What to produce:
Word for word, restate the lines from the start of the data below through the line containing "nice=False, zero=False), axis=YAXIS)".

Material to process:
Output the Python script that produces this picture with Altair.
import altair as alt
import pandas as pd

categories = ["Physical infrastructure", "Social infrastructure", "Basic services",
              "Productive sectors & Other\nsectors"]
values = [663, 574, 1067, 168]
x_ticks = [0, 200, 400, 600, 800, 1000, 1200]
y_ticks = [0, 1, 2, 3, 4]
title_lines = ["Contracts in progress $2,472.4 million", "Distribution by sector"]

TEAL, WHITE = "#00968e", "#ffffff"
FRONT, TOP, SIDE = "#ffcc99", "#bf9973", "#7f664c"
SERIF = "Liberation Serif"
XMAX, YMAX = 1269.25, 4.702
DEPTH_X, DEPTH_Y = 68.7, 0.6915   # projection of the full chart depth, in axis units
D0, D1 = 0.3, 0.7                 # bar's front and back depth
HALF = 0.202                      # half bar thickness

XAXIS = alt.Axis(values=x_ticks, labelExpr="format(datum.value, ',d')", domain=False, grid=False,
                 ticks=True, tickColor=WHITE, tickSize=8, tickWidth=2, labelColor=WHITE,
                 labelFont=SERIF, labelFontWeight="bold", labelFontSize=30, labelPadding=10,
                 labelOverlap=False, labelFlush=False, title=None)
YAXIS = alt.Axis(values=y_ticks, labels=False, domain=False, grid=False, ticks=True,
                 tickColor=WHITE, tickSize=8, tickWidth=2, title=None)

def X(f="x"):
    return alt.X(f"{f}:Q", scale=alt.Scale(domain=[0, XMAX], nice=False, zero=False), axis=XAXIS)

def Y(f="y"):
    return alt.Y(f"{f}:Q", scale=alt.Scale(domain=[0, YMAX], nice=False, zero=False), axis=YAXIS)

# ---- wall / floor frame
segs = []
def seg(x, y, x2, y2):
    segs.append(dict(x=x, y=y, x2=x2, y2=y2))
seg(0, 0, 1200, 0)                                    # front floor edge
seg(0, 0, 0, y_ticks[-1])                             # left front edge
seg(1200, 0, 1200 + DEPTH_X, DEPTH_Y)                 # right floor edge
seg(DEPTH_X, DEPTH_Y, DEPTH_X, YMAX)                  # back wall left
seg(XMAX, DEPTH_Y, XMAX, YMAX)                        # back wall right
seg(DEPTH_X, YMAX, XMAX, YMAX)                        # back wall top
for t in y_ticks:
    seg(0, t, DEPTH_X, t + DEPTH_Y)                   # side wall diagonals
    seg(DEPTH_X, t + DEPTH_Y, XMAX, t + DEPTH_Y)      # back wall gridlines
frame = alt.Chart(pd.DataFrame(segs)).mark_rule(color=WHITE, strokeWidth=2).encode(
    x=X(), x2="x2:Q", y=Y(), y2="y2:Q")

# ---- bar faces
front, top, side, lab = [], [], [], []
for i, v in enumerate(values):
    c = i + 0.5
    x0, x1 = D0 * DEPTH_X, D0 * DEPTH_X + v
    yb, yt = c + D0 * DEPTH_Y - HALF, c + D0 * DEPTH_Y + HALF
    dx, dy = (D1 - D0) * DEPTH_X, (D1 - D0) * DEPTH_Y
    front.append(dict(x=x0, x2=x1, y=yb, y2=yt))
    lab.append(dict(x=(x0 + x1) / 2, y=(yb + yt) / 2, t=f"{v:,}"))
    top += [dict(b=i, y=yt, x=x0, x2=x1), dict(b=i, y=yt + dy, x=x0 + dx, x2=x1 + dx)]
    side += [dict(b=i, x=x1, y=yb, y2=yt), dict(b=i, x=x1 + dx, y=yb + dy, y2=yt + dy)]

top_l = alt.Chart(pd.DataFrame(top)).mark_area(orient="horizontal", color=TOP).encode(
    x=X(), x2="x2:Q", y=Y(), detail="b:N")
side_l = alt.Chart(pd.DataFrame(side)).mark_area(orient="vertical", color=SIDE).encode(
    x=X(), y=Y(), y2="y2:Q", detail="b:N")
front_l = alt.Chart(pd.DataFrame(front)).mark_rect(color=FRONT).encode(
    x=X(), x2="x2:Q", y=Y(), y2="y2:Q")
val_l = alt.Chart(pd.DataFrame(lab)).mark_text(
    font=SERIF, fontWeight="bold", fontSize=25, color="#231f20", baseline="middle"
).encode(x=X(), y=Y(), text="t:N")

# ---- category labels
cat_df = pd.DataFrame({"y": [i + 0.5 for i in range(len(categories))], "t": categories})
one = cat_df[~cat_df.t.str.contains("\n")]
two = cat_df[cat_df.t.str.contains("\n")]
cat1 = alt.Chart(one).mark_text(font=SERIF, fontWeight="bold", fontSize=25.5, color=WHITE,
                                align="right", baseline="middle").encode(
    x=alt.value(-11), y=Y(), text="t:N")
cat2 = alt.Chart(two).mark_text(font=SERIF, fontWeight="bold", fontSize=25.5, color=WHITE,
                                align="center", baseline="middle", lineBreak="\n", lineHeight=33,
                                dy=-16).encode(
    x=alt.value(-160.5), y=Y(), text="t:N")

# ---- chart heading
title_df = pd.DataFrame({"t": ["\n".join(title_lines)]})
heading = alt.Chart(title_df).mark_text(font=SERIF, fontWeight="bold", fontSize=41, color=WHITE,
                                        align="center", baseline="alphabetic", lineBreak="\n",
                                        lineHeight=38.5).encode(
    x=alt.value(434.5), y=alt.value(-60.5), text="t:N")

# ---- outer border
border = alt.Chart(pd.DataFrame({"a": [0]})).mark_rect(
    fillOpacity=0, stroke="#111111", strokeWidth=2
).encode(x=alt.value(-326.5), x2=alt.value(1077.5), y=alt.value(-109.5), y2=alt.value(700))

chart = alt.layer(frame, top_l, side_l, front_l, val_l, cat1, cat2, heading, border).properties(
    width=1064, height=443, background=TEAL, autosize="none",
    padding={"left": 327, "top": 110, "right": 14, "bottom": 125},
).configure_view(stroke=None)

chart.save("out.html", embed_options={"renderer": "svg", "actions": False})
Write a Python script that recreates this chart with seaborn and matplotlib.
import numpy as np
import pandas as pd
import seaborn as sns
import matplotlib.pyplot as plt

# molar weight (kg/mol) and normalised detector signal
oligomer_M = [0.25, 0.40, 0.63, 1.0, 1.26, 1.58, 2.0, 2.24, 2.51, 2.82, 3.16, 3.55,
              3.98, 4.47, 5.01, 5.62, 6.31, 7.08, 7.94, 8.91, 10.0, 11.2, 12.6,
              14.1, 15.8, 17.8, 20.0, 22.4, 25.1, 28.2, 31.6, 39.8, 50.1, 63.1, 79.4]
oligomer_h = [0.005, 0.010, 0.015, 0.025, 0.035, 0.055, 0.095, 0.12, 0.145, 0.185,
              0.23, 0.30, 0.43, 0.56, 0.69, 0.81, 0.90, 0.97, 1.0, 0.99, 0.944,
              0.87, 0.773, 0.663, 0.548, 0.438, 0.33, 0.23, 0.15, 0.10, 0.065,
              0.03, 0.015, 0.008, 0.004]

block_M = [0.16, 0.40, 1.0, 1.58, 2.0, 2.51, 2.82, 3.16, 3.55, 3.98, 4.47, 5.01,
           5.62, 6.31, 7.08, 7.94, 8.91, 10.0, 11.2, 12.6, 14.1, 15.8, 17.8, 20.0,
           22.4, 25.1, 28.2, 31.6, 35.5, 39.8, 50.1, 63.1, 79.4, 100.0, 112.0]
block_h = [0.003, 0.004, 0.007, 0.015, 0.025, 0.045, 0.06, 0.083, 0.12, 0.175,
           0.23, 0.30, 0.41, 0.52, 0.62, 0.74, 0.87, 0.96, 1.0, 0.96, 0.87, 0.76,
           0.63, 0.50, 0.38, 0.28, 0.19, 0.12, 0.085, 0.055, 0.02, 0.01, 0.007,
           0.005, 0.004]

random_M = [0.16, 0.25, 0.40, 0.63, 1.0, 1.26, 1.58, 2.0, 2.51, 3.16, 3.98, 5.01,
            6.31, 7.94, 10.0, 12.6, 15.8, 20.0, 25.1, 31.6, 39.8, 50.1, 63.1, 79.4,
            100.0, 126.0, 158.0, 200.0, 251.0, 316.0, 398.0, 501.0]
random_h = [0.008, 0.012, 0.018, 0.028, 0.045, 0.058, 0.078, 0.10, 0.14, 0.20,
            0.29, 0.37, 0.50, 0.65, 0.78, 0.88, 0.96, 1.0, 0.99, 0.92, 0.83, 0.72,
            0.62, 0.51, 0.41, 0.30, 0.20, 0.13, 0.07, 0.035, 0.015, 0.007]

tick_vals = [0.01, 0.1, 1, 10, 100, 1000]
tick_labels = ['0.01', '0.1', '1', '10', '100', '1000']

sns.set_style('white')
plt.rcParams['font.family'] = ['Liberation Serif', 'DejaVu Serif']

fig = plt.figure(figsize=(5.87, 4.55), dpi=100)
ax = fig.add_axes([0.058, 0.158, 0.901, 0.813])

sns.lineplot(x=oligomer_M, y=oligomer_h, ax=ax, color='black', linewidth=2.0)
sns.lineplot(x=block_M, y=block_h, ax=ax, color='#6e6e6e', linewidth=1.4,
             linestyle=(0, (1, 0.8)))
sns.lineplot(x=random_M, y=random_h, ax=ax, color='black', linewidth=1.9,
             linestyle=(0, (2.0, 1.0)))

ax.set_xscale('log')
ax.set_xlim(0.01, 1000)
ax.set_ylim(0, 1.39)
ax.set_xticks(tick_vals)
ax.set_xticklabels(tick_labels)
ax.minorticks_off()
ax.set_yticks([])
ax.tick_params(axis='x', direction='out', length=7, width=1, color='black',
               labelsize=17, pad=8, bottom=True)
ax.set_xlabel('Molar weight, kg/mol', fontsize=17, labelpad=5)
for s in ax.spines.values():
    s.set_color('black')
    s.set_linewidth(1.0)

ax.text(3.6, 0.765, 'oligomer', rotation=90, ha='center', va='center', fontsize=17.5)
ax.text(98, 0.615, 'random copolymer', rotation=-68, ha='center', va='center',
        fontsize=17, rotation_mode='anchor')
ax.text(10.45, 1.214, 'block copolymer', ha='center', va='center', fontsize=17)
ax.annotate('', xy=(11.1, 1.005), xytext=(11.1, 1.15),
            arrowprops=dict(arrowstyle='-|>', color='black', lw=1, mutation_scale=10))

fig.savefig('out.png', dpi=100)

Correct output:
Output the Python script that produces this picture with Altair.
import altair as alt
import pandas as pd

categories = ["Physical infrastructure", "Social infrastructure", "Basic services",
              "Productive sectors & Other\nsectors"]
values = [663, 574, 1067, 168]
x_ticks = [0, 200, 400, 600, 800, 1000, 1200]
y_ticks = [0, 1, 2, 3, 4]
title_lines = ["Contracts in progress $2,472.4 million", "Distribution by sector"]

TEAL, WHITE = "#00968e", "#ffffff"
FRONT, TOP, SIDE = "#ffcc99", "#bf9973", "#7f664c"
SERIF = "Liberation Serif"
XMAX, YMAX = 1269.25, 4.702
DEPTH_X, DEPTH_Y = 68.7, 0.6915   # projection of the full chart depth, in axis units
D0, D1 = 0.3, 0.7                 # bar's front and back depth
HALF = 0.202                      # half bar thickness

XAXIS = alt.Axis(values=x_ticks, labelExpr="format(datum.value, ',d')", domain=False, grid=False,
                 ticks=True, tickColor=WHITE, tickSize=8, tickWidth=2, labelColor=WHITE,
                 labelFont=SERIF, labelFontWeight="bold", labelFontSize=30, labelPadding=10,
                 labelOverlap=False, labelFlush=False, title=None)
YAXIS = alt.Axis(values=y_ticks, labels=False, domain=False, grid=False, ticks=True,
                 tickColor=WHITE, tickSize=8, tickWidth=2, title=None)

def X(f="x"):
    return alt.X(f"{f}:Q", scale=alt.Scale(domain=[0, XMAX], nice=False, zero=False), axis=XAXIS)

def Y(f="y"):
    return alt.Y(f"{f}:Q", scale=alt.Scale(domain=[0, YMAX], nice=False, zero=False), axis=YAXIS)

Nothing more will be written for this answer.